--- Start ---

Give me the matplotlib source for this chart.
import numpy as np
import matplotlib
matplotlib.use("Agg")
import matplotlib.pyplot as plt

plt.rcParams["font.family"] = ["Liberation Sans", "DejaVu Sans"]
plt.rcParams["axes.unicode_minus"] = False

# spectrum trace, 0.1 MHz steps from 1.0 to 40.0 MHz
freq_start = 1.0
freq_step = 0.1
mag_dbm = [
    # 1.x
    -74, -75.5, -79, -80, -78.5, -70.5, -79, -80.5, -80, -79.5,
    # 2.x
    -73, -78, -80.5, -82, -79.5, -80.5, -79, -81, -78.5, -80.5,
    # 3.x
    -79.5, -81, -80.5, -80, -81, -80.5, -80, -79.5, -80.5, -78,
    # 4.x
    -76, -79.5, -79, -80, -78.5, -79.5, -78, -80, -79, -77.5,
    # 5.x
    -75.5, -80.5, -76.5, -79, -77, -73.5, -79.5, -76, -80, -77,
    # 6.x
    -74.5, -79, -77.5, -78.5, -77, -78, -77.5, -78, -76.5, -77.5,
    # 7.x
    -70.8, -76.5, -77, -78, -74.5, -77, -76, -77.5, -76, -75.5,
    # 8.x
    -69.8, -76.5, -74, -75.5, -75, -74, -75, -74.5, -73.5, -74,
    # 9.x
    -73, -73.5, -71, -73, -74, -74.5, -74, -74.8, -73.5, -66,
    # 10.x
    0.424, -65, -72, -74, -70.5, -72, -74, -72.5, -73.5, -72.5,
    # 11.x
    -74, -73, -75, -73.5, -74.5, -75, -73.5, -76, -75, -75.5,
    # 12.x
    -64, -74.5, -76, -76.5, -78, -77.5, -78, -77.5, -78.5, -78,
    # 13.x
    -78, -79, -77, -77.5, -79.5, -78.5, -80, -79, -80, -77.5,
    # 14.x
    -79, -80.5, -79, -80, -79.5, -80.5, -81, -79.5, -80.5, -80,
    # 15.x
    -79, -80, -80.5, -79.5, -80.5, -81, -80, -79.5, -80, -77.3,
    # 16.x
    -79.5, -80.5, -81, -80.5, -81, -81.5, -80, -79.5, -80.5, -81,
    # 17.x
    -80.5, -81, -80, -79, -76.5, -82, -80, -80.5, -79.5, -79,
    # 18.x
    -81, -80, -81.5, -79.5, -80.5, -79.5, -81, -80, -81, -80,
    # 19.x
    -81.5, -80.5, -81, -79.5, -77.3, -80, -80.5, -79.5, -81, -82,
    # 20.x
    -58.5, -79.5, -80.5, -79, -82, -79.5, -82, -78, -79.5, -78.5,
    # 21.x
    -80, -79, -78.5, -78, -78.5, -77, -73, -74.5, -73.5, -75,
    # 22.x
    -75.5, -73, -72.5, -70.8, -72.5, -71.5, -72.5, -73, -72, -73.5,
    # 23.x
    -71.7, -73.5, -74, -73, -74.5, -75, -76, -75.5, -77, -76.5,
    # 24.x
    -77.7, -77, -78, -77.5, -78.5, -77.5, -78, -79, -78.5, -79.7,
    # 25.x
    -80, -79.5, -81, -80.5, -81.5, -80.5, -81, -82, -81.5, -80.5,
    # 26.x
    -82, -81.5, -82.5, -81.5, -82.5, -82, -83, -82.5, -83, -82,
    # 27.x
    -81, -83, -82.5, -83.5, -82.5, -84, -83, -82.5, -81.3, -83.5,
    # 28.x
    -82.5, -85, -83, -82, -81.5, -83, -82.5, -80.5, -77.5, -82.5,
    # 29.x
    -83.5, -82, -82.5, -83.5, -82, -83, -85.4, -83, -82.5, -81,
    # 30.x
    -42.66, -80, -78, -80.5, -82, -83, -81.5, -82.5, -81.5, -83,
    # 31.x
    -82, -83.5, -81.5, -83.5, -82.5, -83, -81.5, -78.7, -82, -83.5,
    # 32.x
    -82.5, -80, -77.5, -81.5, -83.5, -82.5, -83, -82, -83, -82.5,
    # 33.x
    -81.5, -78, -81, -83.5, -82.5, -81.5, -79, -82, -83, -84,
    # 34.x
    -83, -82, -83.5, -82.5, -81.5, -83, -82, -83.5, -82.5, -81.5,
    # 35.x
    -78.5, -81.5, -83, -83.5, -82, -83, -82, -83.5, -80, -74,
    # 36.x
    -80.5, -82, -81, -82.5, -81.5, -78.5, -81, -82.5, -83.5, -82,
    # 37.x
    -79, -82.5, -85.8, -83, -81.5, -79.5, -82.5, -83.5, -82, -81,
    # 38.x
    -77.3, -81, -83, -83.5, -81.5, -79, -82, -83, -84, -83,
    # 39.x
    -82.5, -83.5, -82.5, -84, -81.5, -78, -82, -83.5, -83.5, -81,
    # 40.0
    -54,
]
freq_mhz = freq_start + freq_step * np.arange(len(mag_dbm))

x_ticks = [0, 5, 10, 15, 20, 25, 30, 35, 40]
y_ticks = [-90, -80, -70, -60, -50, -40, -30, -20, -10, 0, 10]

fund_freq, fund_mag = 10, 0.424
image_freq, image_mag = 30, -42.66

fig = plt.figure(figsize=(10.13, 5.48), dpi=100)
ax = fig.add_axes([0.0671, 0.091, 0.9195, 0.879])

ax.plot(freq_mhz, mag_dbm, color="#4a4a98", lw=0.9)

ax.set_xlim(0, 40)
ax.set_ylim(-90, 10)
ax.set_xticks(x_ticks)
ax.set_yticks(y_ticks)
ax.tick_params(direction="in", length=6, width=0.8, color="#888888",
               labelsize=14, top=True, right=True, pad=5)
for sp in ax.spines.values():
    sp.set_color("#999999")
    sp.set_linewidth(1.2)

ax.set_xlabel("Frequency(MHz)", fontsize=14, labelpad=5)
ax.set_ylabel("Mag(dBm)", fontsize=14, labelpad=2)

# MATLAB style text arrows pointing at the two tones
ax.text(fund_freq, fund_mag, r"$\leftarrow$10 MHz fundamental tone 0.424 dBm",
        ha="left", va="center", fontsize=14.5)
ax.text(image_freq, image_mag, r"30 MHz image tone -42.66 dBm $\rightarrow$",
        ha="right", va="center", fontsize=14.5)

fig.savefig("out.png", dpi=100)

--- End ---

Work out how many lines of the listing above include the word "matplotlib". Reply with nothing but the count.

◆ RIGHT ANSWER: 4